Software Jobs Soar Hardware Slump Impacts Future Tech Recruitment

The air in the fabrication labs feels different these days, doesn't it? I've been tracking hiring trends across several major tech hubs, and the data tells a somewhat counterintuitive story about where the talent vacuum actually lies. We're seeing engineering departments that once focused primarily on silicon architecture and advanced packaging now scrambling to fill roles that require deep knowledge of distributed systems and machine learning frameworks.

It seems the prolonged, almost grinding stagnation in consumer hardware—think about the incremental updates to standard CPUs or the plateau in GPU core counts for general use—is directly fueling an insatiable hunger for software architects. This isn't just about building apps; this is about optimizing the massive computational pipelines that modern AI demands, often running on infrastructure that barely changed its physical form factor in the last eighteen months. Let's try to map out why this divergence is happening right now.

What I’m observing is a clear migration of R&D spending away from perfecting the next 3nm process node—which, frankly, is becoming astronomically expensive and offers diminishing returns for most commercial applications—and toward refining the algorithms that run on existing hardware. Consider the sheer volume of data being generated; moving that data efficiently, storing it intelligently, and writing the control plane software to manage petabytes requires specialized software engineers who can think systemically about bottlenecks that aren't physical transistors anymore. These folks aren't just writing Python scripts; they are building proprietary compilers, designing novel storage engines optimized for sparse matrices, and architecting the communication protocols between thousands of specialized accelerators. The return on investment for tweaking a sorting algorithm that saves 5% processing time across a million concurrent queries is far easier to quantify today than waiting three years for a 10% transistor density improvement. This shift means that university graduates with strong backgrounds in operating systems theory or high-performance computing software are getting multiple offers before they even finish their final exams, while traditional hardware design roles are seeing slower growth, sometimes even consolidation.

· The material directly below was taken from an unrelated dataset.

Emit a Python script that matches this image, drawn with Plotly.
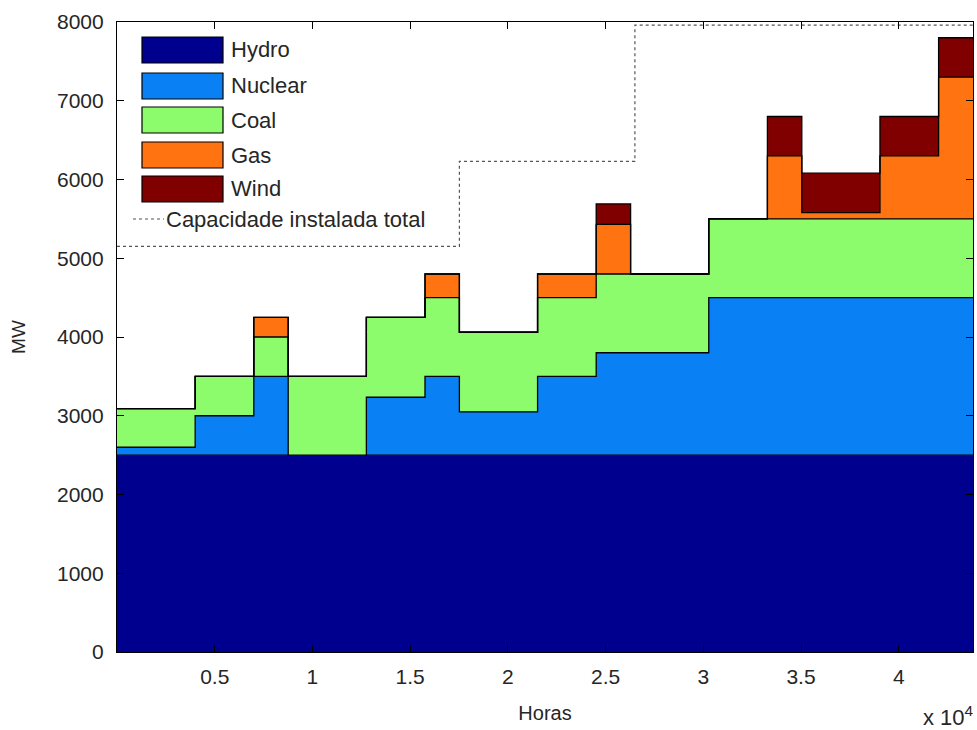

This software dominance also creates strange dependencies when we look at the future roadmap for advanced computing. If the bottleneck is no longer the speed of light through a copper trace but the efficiency of the instruction set interpretation, then the value proposition shifts entirely to the abstraction layer—the software. Companies are realizing that even the most advanced custom silicon is effectively a very expensive paperweight without the intricate, finely tuned software stack to drive it effectively. I've seen instances where perfectly capable, cutting-edge ASICs sat underutilized for months simply because the team capable of writing the necessary firmware and low-level drivers was too small or inexperienced. Furthermore, the push toward edge computing and distributed intelligence means that robust, secure, and fault-tolerant software is now intrinsically tied to the physical deployment, demanding engineers who can bridge that historical divide. The hardware slump isn't a total cessation of progress, mind you, but rather a deceleration that has given the software side a substantial, perhaps permanent, head start in the recruitment wars. We are building digital structures faster than we are perfecting the physical bricks.